Over 80 millionaires from around the world, including British film director Richard Curtis, have signed a pledge asking to pay more tax, as their contribution to fund the economic recovery from coronavirus
Other signatories to the letter calling for higher taxation on the richest include Jerry Greenfield, co-founder of ice cream manufacturer Ben and Jerry's, and Disney heir Abigail Disney.
In the ‘Millionaires for Humanity’ letter, they state: ‘As Covid-19 strikes the world, millionaires like us have a critical role to play in healing our world.
‘No, we are not the ones caring for the sick in intensive care wards. We are not driving the ambulances that will bring the ill to hospitals. We are not restocking grocery store shelves or delivering food door to door.

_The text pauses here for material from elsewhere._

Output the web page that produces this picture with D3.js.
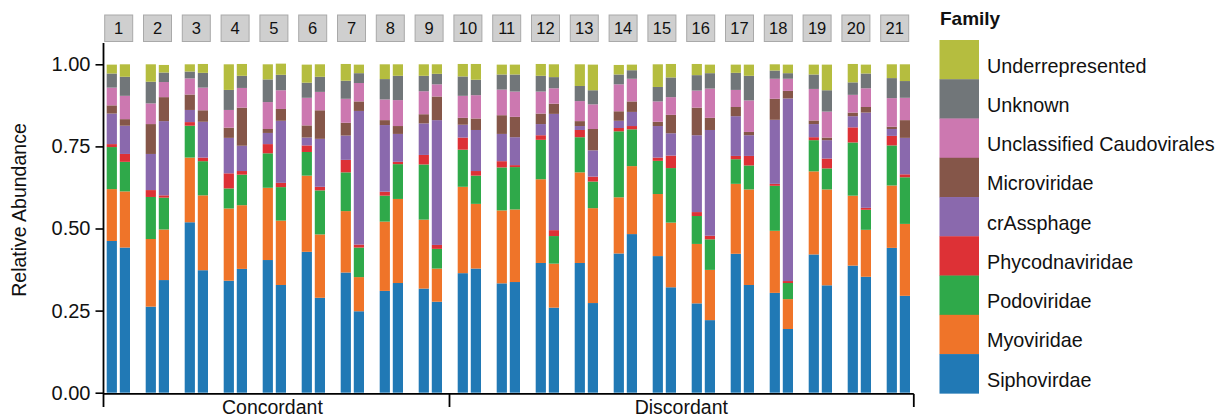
<!DOCTYPE html>
<html>
<head>
<meta charset="utf-8">
<script src="https://cdn.jsdelivr.net/npm/d3@7"></script>
<style>
  html, body { margin: 0; padding: 0; background: #ffffff; }
  svg { display: block; font-family: "Liberation Sans", Arial, Helvetica, sans-serif; }
</style>
</head>
<body>
<script>
// Families, listed from the bottom of each stack to the top
const families = [
  "Siphovirdae", "Myoviridae", "Podoviridae", "Phycodnaviridae", "crAssphage",
  "Microviridae", "Unclassified Caudovirales", "Unknown", "Underrepresented"
];
const familyColors = [
  "#2179b5", "#ef7429", "#2fa94a", "#dd3136", "#8a69ad",
  "#855649", "#cc78b0", "#717679", "#b5bd3f"
];

// Twin pairs (facets) and the two samples of each pair
const pairs = d3.range(1, 22).map(String);
const members = ["A", "B"];
const concordantPairs = pairs.slice(0, 9);
const discordantPairs = pairs.slice(9);
const groupLabels = ["Concordant", "Discordant"];
const yTicks = [0, 0.25, 0.5, 0.75, 1];

// Relative abundance per family, in bar order: 1A, 1B, 2A, 2B, ... 21A, 21B
const siphovirdae = [.462,.442,.262,.343,.519,.373,.341,.377,.404,.328,.429,.289,.366,.248,.310,.334,.317,.277,.364,.378,.333,.337,.395,.259,.395,.273,.424,.483,.416,.321,.272,.221,.423,.328,.304,.194,.421,.327,.387,.353,.441,.295];
const myoviridae = [.158,.171,.206,.154,.197,.228,.220,.194,.220,.196,.232,.193,.187,.104,.211,.256,.210,.101,.263,.197,.222,.221,.255,.134,.276,.289,.171,.207,.189,.197,.181,.153,.213,.291,.189,.091,.253,.292,.213,.143,.190,.219];
const podoviridae = [.128,.090,.128,.097,.097,.104,.061,.093,.105,.102,.072,.134,.118,.090,.079,.106,.168,.060,.113,.086,.131,.129,.120,.084,.107,.081,.201,.112,.101,.166,.085,.093,.075,.073,.137,.049,.095,.064,.162,.061,.122,.142];
const phycodnaviridae = [.009,.024,.021,.007,.011,.011,.046,.011,.028,.013,.020,.011,.038,.009,.012,.007,.029,.012,.037,.014,.019,.006,.014,.018,.022,.015,.010,.010,.010,.038,.012,.011,.010,.029,.006,.006,.009,.030,.046,.006,.029,.009];
const crAssphage = [.093,.086,.110,.226,.037,.109,.108,.077,.034,.189,.024,.146,.074,.407,.203,.085,.096,.380,.039,.125,.083,.085,.034,.354,.012,.080,.022,.043,.096,.068,.234,.322,.121,.063,.195,.556,.040,.056,.034,.290,.021,.111];
const microviridae = [.025,.020,.091,.073,.047,.035,.031,.116,.012,.036,.037,.087,.039,.029,.015,.024,.028,.072,.021,.035,.057,.062,.032,.031,.015,.065,.029,.032,.013,.056,.084,.037,.028,.010,.064,.023,.011,.008,.011,.017,.007,.054];
const unclassifiedCaudovirales = [.054,.071,.063,.046,.049,.069,.054,.060,.082,.057,.084,.056,.073,.056,.063,.079,.070,.037,.067,.071,.078,.077,.067,.047,.061,.075,.082,.069,.062,.054,.052,.089,.052,.096,.061,.037,.096,.079,.054,.057,.087,.068];
const unknown = [.043,.058,.066,.029,.021,.045,.061,.037,.069,.047,.046,.046,.055,.030,.062,.074,.047,.032,.059,.047,.046,.052,.048,.034,.046,.043,.030,.026,.044,.060,.047,.047,.052,.075,.025,.017,.044,.065,.038,.045,.061,.051];
const underrepresented = [.027,.038,.053,.023,.022,.027,.078,.036,.046,.034,.055,.038,.051,.026,.045,.035,.035,.029,.038,.048,.030,.030,.036,.039,.066,.078,.029,.017,.069,.041,.034,.026,.025,.034,.019,.026,.030,.078,.056,.027,.042,.051];

const familyValues = [
  siphovirdae, myoviridae, podoviridae, phycodnaviridae, crAssphage,
  microviridae, unclassifiedCaudovirales, unknown, underrepresented
];

// One row per bar, for d3.stack
const rows = [];
pairs.forEach((p, i) => {
  members.forEach((m, j) => {
    const k = i * 2 + j;
    const row = { pair: p, member: m };
    families.forEach((f, fi) => { row[f] = familyValues[fi][k]; });
    rows.push(row);
  });
});

const W = 1227, H = 419;
const svg = d3.select("body").append("svg").attr("width", W).attr("height", H);

// Scales
const y = d3.scaleLinear().domain([0, 1]).range([392.7, 64.3]);
const xPair = d3.scaleBand().domain(pairs).range([106.7, 910.0]).paddingInner(0.4026).paddingOuter(0);
const xMember = d3.scaleBand().domain(members).range([0, xPair.bandwidth()]).paddingInner(0.22).paddingOuter(0);
const color = d3.scaleOrdinal().domain(families).range(familyColors);
const stripX = d3.scaleLinear().domain([0, pairs.length - 1]).range([104.7, 880.7]);
const stripW = 28;

// Stacked bars
const series = d3.stack().keys(families)(rows);
svg.append("g").selectAll("g")
  .data(series)
  .join("g")
  .attr("fill", d => color(d.key))
  .selectAll("rect")
  .data(d => d)
  .join("rect")
  .attr("x", d => xPair(d.data.pair) + xMember(d.data.member))
  .attr("width", xMember.bandwidth())
  .attr("y", d => y(d[1]))
  .attr("height", d => y(d[0]) - y(d[1]));

// Facet strips
const strips = svg.append("g");
pairs.forEach((p, i) => {
  const sx = stripX(i);
  strips.append("rect")
    .attr("x", sx).attr("y", 15).attr("width", stripW).attr("height", 26.5)
    .attr("fill", "#cfcfcf").attr("stroke", "#a9a9a9").attr("stroke-width", 1);
  strips.append("text")
    .attr("x", sx + stripW / 2).attr("y", 34)
    .attr("text-anchor", "middle").attr("font-size", 16.5).attr("fill", "#111")
    .text(p);
});

// Y axis
const yAxis = svg.append("g").attr("transform", "translate(103.5,0)")
  .call(d3.axisLeft(y).tickValues(yTicks).tickFormat(d3.format(".2f")).tickSize(8).tickPadding(5));
yAxis.select(".domain").remove();
yAxis.selectAll(".tick line").attr("stroke", "#000").attr("stroke-width", 1.6);
yAxis.selectAll(".tick text").attr("font-size", 20).attr("fill", "#111")
  .attr("font-family", "\"Liberation Sans\", Arial, Helvetica, sans-serif");
svg.append("line")
  .attr("x1", 103.5).attr("x2", 103.5).attr("y1", 43).attr("y2", 407)
  .attr("stroke", "#000").attr("stroke-width", 1.8);

svg.append("text")
  .attr("transform", "translate(26,210) rotate(-90)")
  .attr("text-anchor", "middle").attr("font-size", 19.5).attr("fill", "#111")
  .text("Relative Abundance");

// Bottom axis with the two group brackets
const baseY = 393.9;
const groupEdge = 449.5;
const axisRight = 913.8;
svg.append("line")
  .attr("x1", 103.5).attr("x2", axisRight).attr("y1", baseY).attr("y2", baseY)
  .attr("stroke", "#000").attr("stroke-width", 1.8);
[groupEdge, axisRight].forEach(xv => {
  svg.append("line")
    .attr("x1", xv).attr("x2", xv).attr("y1", baseY).attr("y2", 407)
    .attr("stroke", "#000").attr("stroke-width", 1.8);
});
const groupCenters = [
  (stripX(0) + stripX(concordantPairs.length - 1) + stripW) / 2 - 1.5,
  (stripX(concordantPairs.length) + stripX(pairs.length - 1) + stripW) / 2
];
groupLabels.forEach((g, i) => {
  svg.append("text")
    .attr("x", groupCenters[i]).attr("y", 414.3)
    .attr("text-anchor", "middle").attr("font-size", 19.5).attr("fill", "#111")
    .text(g);
});

// Legend, top entry first
const legend = svg.append("g");
legend.append("text")
  .attr("x", 940).attr("y", 25)
  .attr("font-size", 19).attr("font-weight", "bold").attr("fill", "#111")
  .text("Family");
const keyH = 39.26;
const legendOrder = families.slice().reverse();
legendOrder.forEach((f, i) => {
  const ky = 40 + i * keyH;
  legend.append("rect")
    .attr("x", 939.5).attr("y", ky).attr("width", 39.5).attr("height", keyH + 0.3)
    .attr("fill", color(f));
  legend.append("text")
    .attr("x", 987).attr("y", ky + keyH / 2 + 13)
    .attr("font-size", 19.8).attr("fill", "#111")
    .text(f);
});
</script>
</body>
</html>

‘But we do have money, lots of it. Money that is desperately needed now and will continue to be needed in the years ahead, as our world recovers from this crisis.’
The letter, which has been signed by 83 millionaires from over a dozen countries, goes on to say: ‘The problems caused by, and revealed by, Covid-19 can’t be solved with charity, no matter how generous.

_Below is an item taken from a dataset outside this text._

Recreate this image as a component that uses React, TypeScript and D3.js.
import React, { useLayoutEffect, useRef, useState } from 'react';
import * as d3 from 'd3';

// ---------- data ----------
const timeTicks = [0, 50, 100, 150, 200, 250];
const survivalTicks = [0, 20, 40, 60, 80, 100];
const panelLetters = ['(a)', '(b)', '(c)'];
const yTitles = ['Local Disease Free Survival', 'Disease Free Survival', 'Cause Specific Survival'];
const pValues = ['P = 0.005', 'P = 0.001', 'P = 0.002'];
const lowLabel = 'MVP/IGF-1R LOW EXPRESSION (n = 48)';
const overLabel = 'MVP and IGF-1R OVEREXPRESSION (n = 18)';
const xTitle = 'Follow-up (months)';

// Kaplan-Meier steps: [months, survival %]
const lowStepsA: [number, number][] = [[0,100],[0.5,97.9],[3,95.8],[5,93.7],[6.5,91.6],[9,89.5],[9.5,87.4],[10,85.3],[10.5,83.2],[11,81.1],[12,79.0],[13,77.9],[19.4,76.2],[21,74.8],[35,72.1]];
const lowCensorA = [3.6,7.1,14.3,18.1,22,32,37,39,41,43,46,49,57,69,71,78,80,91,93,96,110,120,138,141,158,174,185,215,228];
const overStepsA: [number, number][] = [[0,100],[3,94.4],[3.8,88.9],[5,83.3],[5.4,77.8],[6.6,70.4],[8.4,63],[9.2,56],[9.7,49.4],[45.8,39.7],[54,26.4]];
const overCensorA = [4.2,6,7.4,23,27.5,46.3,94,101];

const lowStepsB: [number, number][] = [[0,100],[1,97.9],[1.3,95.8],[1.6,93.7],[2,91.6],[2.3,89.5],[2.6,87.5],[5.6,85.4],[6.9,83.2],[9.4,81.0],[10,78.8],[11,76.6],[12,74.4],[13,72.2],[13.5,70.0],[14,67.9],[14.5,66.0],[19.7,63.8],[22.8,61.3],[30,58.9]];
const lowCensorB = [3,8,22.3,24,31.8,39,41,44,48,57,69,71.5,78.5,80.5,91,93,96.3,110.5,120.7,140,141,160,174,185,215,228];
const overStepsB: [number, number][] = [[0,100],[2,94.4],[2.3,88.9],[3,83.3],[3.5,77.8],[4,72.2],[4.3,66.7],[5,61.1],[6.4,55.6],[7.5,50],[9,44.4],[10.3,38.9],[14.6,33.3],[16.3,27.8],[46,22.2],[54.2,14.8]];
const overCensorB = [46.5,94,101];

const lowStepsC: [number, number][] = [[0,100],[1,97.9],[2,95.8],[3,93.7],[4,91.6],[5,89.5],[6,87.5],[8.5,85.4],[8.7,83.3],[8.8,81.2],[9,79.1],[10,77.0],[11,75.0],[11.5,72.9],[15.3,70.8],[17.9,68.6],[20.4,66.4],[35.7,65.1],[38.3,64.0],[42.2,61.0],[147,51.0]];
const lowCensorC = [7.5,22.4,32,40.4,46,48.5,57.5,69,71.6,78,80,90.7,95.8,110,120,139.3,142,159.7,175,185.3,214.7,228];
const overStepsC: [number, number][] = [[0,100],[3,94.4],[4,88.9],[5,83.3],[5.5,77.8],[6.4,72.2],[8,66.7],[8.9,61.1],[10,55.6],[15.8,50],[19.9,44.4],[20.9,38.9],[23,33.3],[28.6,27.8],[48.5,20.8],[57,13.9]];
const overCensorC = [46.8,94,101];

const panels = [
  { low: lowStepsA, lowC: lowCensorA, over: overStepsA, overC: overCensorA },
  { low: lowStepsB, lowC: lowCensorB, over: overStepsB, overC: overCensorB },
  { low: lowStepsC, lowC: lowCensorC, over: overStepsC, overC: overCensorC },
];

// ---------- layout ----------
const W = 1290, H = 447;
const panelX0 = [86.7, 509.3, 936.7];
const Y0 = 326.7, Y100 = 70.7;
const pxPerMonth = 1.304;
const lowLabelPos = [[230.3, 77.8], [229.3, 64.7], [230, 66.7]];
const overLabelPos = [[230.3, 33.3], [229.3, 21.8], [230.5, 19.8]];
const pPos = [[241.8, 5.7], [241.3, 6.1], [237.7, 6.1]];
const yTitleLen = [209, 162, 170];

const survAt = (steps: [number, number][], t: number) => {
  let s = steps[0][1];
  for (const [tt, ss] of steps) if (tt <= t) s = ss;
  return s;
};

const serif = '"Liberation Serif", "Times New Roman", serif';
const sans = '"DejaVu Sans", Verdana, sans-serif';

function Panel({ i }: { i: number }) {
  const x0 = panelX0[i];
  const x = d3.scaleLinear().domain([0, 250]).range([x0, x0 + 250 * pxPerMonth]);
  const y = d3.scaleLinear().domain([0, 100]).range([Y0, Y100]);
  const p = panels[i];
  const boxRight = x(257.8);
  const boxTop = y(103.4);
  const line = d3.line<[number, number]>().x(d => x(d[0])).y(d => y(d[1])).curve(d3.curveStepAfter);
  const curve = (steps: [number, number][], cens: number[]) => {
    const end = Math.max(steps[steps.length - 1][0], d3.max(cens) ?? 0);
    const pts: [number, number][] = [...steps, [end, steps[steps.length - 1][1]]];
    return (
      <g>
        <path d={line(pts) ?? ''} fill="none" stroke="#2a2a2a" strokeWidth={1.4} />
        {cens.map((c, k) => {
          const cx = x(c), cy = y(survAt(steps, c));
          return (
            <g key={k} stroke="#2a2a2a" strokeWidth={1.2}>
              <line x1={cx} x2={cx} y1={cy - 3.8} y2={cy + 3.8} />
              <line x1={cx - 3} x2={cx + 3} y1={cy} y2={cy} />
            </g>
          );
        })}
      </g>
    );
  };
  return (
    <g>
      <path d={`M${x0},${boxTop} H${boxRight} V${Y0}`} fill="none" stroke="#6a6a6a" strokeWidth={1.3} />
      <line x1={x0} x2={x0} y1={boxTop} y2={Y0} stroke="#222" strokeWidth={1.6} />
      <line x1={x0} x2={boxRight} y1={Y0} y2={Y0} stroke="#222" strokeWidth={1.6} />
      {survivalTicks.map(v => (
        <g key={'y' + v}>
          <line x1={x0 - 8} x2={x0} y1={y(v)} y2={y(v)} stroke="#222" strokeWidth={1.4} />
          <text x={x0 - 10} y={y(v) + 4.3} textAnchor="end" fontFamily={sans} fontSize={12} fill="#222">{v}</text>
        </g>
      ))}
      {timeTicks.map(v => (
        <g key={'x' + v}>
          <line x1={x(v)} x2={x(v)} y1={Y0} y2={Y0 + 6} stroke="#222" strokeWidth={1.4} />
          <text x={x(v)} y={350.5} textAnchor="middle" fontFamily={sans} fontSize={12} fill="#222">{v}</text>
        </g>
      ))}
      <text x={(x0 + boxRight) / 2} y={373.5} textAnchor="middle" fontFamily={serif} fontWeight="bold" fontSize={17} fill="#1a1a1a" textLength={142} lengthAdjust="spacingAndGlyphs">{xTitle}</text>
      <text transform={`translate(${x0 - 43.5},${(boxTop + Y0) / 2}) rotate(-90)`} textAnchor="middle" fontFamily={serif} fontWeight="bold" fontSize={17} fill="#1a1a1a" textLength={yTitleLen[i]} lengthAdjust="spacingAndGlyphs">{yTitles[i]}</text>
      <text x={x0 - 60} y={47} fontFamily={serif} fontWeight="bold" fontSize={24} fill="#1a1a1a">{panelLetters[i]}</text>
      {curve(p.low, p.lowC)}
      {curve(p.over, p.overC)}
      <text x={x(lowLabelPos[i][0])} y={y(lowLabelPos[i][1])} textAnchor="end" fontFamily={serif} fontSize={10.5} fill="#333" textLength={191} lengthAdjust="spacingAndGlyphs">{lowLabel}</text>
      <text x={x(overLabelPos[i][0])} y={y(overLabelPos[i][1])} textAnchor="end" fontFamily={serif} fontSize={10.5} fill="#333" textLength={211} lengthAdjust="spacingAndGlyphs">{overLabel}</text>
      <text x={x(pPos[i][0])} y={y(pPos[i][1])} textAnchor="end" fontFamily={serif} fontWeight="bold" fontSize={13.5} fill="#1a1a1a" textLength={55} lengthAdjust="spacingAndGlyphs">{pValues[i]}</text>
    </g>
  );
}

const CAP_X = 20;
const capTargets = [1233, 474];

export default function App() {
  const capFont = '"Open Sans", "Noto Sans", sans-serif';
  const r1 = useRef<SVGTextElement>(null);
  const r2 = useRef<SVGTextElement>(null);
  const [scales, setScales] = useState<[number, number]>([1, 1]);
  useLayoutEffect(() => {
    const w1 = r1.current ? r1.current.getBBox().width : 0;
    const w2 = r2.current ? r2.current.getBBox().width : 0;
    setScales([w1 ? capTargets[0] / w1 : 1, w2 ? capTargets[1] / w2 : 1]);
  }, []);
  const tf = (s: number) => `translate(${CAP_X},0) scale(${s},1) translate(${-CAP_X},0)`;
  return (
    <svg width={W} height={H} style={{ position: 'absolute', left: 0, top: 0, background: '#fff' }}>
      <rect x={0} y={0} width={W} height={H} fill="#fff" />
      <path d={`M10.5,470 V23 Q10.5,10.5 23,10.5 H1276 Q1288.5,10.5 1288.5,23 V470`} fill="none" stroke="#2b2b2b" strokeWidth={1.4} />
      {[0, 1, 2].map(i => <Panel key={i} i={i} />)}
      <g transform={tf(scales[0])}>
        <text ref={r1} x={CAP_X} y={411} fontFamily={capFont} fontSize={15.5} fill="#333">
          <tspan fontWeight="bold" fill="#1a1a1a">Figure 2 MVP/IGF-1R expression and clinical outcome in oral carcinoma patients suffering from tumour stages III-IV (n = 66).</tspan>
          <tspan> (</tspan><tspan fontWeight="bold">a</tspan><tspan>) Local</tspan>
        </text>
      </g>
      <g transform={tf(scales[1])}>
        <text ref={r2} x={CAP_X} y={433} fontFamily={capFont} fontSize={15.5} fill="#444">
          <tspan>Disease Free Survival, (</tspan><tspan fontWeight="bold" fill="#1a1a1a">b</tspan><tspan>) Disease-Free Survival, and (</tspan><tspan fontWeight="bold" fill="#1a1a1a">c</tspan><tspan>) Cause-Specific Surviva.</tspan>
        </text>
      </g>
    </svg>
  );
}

‘Government leaders must take the responsibility for raising the funds we need and spending them fairly.
‘We can ensure we adequately fund our health systems, schools, and security through a permanent tax increase on the wealthiest people on the planet, people like us.’
The pledge has been organised by a group of six charities, including Oxfam and Tax Justice UK.
The abrupt economic downturn caused by Covid-19 has led to a wider discussion about whether or not countries should introduce a ‘wealth tax’.
Currently only Norway has such a tax, which is levied on individuals with total assets valued above NOK 1.5m (£124,000), but it includes a number of exceptions for valuation purposes, including the main home.
Labour’s shadow chancellor Anneliese Dodds called in a speech earlier this month for a ‘new settlement’ to address the fact that those on lower incomes pay more tax proportionally than high earners, while the richest are not taxed on their assets in line with income tax.
Dodds said: ‘I think the government does need to look at this area, I don’t think we’re in a fair situation.
‘I think we do need to have that new settlement and actually much of the opinion data has indicated that has a lot of support among the UK population as well.’
Last year, Credit Suisse Research Institute's Global Wealth Report identified 46.8m millionaires worldwide, up 1.1m on 2018.
The US added more than half of this number – 675,000 new millionaires – to its sizeable stock, while the number of UK millionaire fell by 27,000.